*Written request*: Please retype the data in full and exactly; the pictures are not part of the copy.

*Source data*:
+===+
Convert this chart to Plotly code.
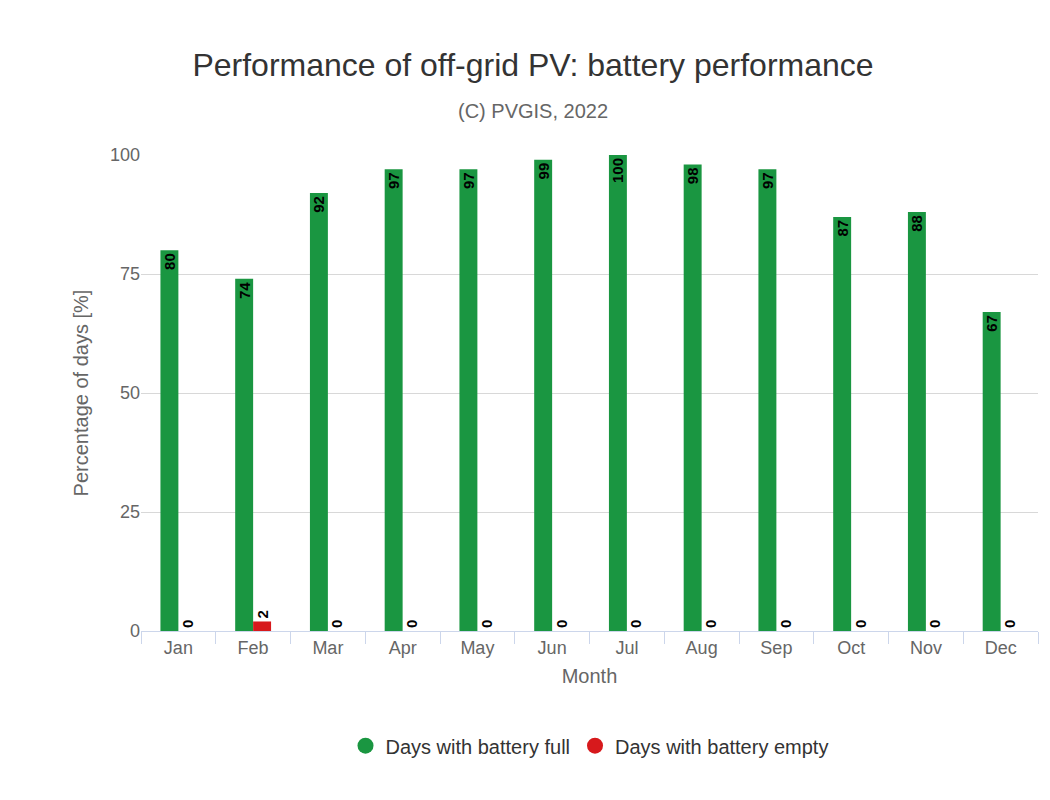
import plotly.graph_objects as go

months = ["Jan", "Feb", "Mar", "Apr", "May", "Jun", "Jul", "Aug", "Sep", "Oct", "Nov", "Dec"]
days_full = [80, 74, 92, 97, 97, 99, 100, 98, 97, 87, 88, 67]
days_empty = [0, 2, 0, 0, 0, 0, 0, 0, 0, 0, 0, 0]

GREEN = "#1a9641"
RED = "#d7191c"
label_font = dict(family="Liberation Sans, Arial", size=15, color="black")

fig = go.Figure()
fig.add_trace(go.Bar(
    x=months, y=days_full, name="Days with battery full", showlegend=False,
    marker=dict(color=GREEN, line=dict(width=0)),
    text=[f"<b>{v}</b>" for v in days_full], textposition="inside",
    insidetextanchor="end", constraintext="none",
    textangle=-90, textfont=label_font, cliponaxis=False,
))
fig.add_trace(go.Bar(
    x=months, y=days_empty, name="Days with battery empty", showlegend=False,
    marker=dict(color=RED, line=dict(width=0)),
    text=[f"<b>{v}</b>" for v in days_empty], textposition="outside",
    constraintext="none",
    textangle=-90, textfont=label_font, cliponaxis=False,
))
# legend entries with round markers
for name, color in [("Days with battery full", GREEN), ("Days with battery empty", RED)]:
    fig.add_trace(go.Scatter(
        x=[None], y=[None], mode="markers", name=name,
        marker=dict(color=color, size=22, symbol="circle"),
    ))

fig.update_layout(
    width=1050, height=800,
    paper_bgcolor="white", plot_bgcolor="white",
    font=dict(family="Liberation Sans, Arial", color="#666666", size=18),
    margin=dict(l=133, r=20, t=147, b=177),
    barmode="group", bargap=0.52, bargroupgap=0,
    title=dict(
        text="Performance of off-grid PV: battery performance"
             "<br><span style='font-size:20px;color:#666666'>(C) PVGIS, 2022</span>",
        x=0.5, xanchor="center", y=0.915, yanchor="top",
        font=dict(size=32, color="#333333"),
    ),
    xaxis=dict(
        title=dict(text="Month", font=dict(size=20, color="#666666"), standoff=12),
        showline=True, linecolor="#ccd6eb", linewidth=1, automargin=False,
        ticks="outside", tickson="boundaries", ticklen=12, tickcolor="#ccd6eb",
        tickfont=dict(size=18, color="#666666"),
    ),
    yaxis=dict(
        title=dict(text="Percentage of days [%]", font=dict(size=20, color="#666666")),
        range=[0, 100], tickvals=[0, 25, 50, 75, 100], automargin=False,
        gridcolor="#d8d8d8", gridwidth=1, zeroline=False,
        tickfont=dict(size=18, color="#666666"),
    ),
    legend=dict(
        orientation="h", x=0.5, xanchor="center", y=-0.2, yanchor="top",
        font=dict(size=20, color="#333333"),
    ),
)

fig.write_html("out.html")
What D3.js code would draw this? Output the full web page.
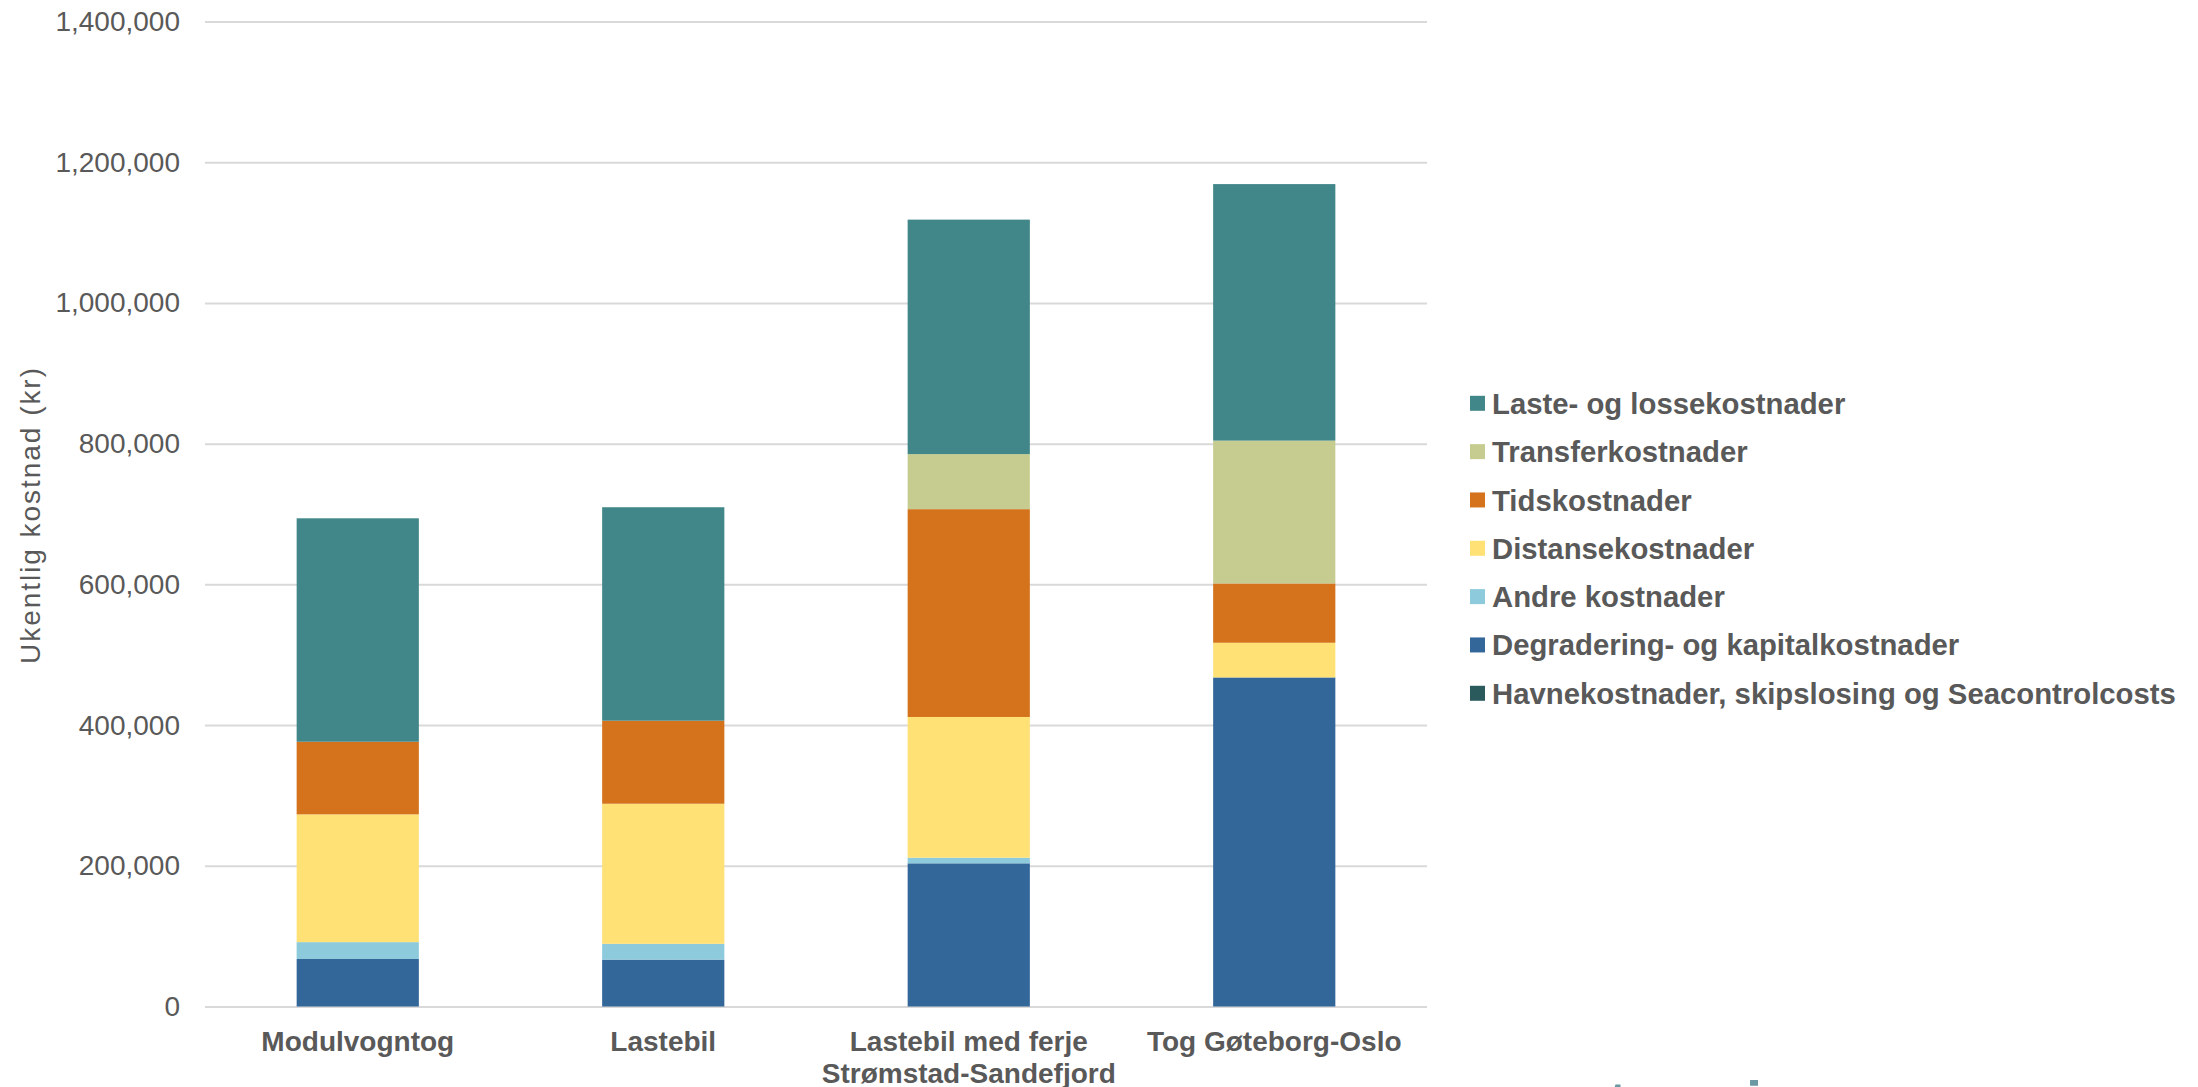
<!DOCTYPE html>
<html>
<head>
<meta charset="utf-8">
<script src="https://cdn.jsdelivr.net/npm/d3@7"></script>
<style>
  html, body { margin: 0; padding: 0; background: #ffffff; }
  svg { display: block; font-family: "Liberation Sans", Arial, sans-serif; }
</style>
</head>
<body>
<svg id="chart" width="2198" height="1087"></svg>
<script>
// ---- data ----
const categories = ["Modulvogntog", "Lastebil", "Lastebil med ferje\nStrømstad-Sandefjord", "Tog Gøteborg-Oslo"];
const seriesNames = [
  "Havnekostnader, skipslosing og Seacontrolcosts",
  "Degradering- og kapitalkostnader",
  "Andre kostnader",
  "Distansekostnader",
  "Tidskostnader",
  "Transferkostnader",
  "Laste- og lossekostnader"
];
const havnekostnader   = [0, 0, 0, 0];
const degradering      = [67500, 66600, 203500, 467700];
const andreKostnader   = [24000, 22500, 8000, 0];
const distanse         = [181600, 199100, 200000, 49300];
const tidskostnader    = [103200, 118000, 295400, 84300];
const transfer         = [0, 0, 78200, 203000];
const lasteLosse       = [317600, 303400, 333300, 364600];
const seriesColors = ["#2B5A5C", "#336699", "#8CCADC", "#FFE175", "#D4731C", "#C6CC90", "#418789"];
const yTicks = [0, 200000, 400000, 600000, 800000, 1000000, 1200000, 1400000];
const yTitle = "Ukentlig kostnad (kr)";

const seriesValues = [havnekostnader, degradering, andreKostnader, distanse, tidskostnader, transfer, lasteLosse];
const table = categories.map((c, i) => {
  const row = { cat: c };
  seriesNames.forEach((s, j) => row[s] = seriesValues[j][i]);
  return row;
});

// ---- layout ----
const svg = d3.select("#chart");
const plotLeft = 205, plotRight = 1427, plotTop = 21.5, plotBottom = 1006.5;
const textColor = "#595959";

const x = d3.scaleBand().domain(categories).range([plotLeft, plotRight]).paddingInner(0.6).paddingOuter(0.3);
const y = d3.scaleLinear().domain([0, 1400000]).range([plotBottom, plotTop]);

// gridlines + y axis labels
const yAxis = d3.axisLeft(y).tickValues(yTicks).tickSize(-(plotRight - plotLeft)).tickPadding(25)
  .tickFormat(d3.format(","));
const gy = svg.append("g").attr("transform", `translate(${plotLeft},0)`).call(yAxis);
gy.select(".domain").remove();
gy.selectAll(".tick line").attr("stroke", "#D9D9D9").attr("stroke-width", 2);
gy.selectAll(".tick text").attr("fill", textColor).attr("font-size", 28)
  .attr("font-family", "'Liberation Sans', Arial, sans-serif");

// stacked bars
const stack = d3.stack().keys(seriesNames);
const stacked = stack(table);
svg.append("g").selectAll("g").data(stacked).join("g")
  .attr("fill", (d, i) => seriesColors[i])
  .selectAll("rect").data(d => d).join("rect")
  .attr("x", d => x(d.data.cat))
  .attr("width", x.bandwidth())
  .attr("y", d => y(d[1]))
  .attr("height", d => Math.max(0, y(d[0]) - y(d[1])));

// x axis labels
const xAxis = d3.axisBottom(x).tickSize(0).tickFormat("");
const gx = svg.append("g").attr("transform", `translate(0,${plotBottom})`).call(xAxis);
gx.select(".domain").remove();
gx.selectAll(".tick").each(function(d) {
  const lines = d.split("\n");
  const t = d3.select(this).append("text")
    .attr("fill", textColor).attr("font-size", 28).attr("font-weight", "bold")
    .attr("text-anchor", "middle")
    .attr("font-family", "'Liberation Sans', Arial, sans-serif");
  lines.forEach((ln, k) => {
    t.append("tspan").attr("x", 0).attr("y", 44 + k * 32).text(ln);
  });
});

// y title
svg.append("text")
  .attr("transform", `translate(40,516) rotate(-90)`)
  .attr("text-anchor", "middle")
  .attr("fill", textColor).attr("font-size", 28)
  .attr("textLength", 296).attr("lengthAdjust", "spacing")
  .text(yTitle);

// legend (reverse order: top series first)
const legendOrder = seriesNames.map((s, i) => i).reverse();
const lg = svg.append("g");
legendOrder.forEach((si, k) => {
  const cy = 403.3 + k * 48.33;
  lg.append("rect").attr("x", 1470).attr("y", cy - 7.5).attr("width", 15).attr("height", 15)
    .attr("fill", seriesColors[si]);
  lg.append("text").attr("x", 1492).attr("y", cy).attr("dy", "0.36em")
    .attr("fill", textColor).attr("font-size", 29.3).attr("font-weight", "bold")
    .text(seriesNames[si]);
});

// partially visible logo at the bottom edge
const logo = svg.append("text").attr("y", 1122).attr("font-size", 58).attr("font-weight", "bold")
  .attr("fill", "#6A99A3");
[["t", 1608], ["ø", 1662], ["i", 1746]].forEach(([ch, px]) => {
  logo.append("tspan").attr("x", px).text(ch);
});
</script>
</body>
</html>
+===+
*Full response*:
Convert this chart to Plotly code.
import plotly.graph_objects as go

months = ["Jan", "Feb", "Mar", "Apr", "May", "Jun", "Jul", "Aug", "Sep", "Oct", "Nov", "Dec"]
days_full = [80, 74, 92, 97, 97, 99, 100, 98, 97, 87, 88, 67]
days_empty = [0, 2, 0, 0, 0, 0, 0, 0, 0, 0, 0, 0]

GREEN = "#1a9641"
RED = "#d7191c"
label_font = dict(family="Liberation Sans, Arial", size=15, color="black")

fig = go.Figure()
fig.add_trace(go.Bar(
    x=months, y=days_full, name="Days with battery full", showlegend=False,
    marker=dict(color=GREEN, line=dict(width=0)),
    text=[f"<b>{v}</b>" for v in days_full], textposition="inside",
    insidetextanchor="end", constraintext="none",
    textangle=-90, textfont=label_font, cliponaxis=False,
))
fig.add_trace(go.Bar(
    x=months, y=days_empty, name="Days with battery empty", showlegend=False,
    marker=dict(color=RED, line=dict(width=0)),
    text=[f"<b>{v}</b>" for v in days_empty], textposition="outside",
    constraintext="none",
    textangle=-90, textfont=label_font, cliponaxis=False,
))
# legend entries with round markers
for name, color in [("Days with battery full", GREEN), ("Days with battery empty", RED)]:
    fig.add_trace(go.Scatter(
        x=[None], y=[None], mode="markers", name=name,
        marker=dict(color=color, size=22, symbol="circle"),
    ))

fig.update_layout(
    width=1050, height=800,
    paper_bgcolor="white", plot_bgcolor="white",
    font=dict(family="Liberation Sans, Arial", color="#666666", size=18),
    margin=dict(l=133, r=20, t=147, b=177),
    barmode="group", bargap=0.52, bargroupgap=0,
    title=dict(
        text="Performance of off-grid PV: battery performance"
             "<br><span style='font-size:20px;color:#666666'>(C) PVGIS, 2022</span>",
        x=0.5, xanchor="center", y=0.915, yanchor="top",
        font=dict(size=32, color="#333333"),
    ),
    xaxis=dict(
        title=dict(text="Month", font=dict(size=20, color="#666666"), standoff=12),
        showline=True, linecolor="#ccd6eb", linewidth=1, automargin=False,
        ticks="outside", tickson="boundaries", ticklen=12, tickcolor="#ccd6eb",
        tickfont=dict(size=18, color="#666666"),
    ),
    yaxis=dict(
        title=dict(text="Percentage of days [%]", font=dict(size=20, color="#666666")),
        range=[0, 100], tickvals=[0, 25, 50, 75, 100], automargin=False,
        gridcolor="#d8d8d8", gridwidth=1, zeroline=False,
        tickfont=dict(size=18, color="#666666"),
    ),
    legend=dict(
        orientation="h", x=0.5, xanchor="center", y=-0.2, yanchor="top",
        font=dict(size=20, color="#333333"),
    ),
)

fig.write_html("out.html")
What D3.js code would draw this? Output the full web page.
<!DOCTYPE html>
<html>
<head>
<meta charset="utf-8">
<script src="https://cdn.jsdelivr.net/npm/d3@7"></script>
<style>
  html, body { margin: 0; padding: 0; background: #ffffff; }
  svg { display: block; font-family: "Liberation Sans", Arial, sans-serif; }
</style>
</head>
<body>
<svg id="chart" width="2198" height="1087"></svg>
<script>
// ---- data ----
const categories = ["Modulvogntog", "Lastebil", "Lastebil med ferje\nStrømstad-Sandefjord", "Tog Gøteborg-Oslo"];
const seriesNames = [
  "Havnekostnader, skipslosing og Seacontrolcosts",
  "Degradering- og kapitalkostnader",
  "Andre kostnader",
  "Distansekostnader",
  "Tidskostnader",
  "Transferkostnader",
  "Laste- og lossekostnader"
];
const havnekostnader   = [0, 0, 0, 0];
const degradering      = [67500, 66600, 203500, 467700];
const andreKostnader   = [24000, 22500, 8000, 0];
const distanse         = [181600, 199100, 200000, 49300];
const tidskostnader    = [103200, 118000, 295400, 84300];
const transfer         = [0, 0, 78200, 203000];
const lasteLosse       = [317600, 303400, 333300, 364600];
const seriesColors = ["#2B5A5C", "#336699", "#8CCADC", "#FFE175", "#D4731C", "#C6CC90", "#418789"];
const yTicks = [0, 200000, 400000, 600000, 800000, 1000000, 1200000, 1400000];
const yTitle = "Ukentlig kostnad (kr)";

const seriesValues = [havnekostnader, degradering, andreKostnader, distanse, tidskostnader, transfer, lasteLosse];
const table = categories.map((c, i) => {
  const row = { cat: c };
  seriesNames.forEach((s, j) => row[s] = seriesValues[j][i]);
  return row;
});

// ---- layout ----
const svg = d3.select("#chart");
const plotLeft = 205, plotRight = 1427, plotTop = 21.5, plotBottom = 1006.5;
const textColor = "#595959";

const x = d3.scaleBand().domain(categories).range([plotLeft, plotRight]).paddingInner(0.6).paddingOuter(0.3);
const y = d3.scaleLinear().domain([0, 1400000]).range([plotBottom, plotTop]);

// gridlines + y axis labels
const yAxis = d3.axisLeft(y).tickValues(yTicks).tickSize(-(plotRight - plotLeft)).tickPadding(25)
  .tickFormat(d3.format(","));
const gy = svg.append("g").attr("transform", `translate(${plotLeft},0)`).call(yAxis);
gy.select(".domain").remove();
gy.selectAll(".tick line").attr("stroke", "#D9D9D9").attr("stroke-width", 2);
gy.selectAll(".tick text").attr("fill", textColor).attr("font-size", 28)
  .attr("font-family", "'Liberation Sans', Arial, sans-serif");

// stacked bars
const stack = d3.stack().keys(seriesNames);
const stacked = stack(table);
svg.append("g").selectAll("g").data(stacked).join("g")
  .attr("fill", (d, i) => seriesColors[i])
  .selectAll("rect").data(d => d).join("rect")
  .attr("x", d => x(d.data.cat))
  .attr("width", x.bandwidth())
  .attr("y", d => y(d[1]))
  .attr("height", d => Math.max(0, y(d[0]) - y(d[1])));

// x axis labels
const xAxis = d3.axisBottom(x).tickSize(0).tickFormat("");
const gx = svg.append("g").attr("transform", `translate(0,${plotBottom})`).call(xAxis);
gx.select(".domain").remove();
gx.selectAll(".tick").each(function(d) {
  const lines = d.split("\n");
  const t = d3.select(this).append("text")
    .attr("fill", textColor).attr("font-size", 28).attr("font-weight", "bold")
    .attr("text-anchor", "middle")
    .attr("font-family", "'Liberation Sans', Arial, sans-serif");
  lines.forEach((ln, k) => {
    t.append("tspan").attr("x", 0).attr("y", 44 + k * 32).text(ln);
  });
});

// y title
svg.append("text")
  .attr("transform", `translate(40,516) rotate(-90)`)
  .attr("text-anchor", "middle")
  .attr("fill", textColor).attr("font-size", 28)
  .attr("textLength", 296).attr("lengthAdjust", "spacing")
  .text(yTitle);

// legend (reverse order: top series first)
const legendOrder = seriesNames.map((s, i) => i).reverse();
const lg = svg.append("g");
legendOrder.forEach((si, k) => {
  const cy = 403.3 + k * 48.33;
  lg.append("rect").attr("x", 1470).attr("y", cy - 7.5).attr("width", 15).attr("height", 15)
    .attr("fill", seriesColors[si]);
  lg.append("text").attr("x", 1492).attr("y", cy).attr("dy", "0.36em")
    .attr("fill", textColor).attr("font-size", 29.3).attr("font-weight", "bold")
    .text(seriesNames[si]);
});

// partially visible logo at the bottom edge
const logo = svg.append("text").attr("y", 1122).attr("font-size", 58).attr("font-weight", "bold")
  .attr("fill", "#6A99A3");
[["t", 1608], ["ø", 1662], ["i", 1746]].forEach(([ch, px]) => {
  logo.append("tspan").attr("x", px).text(ch);
});
</script>
</body>
</html>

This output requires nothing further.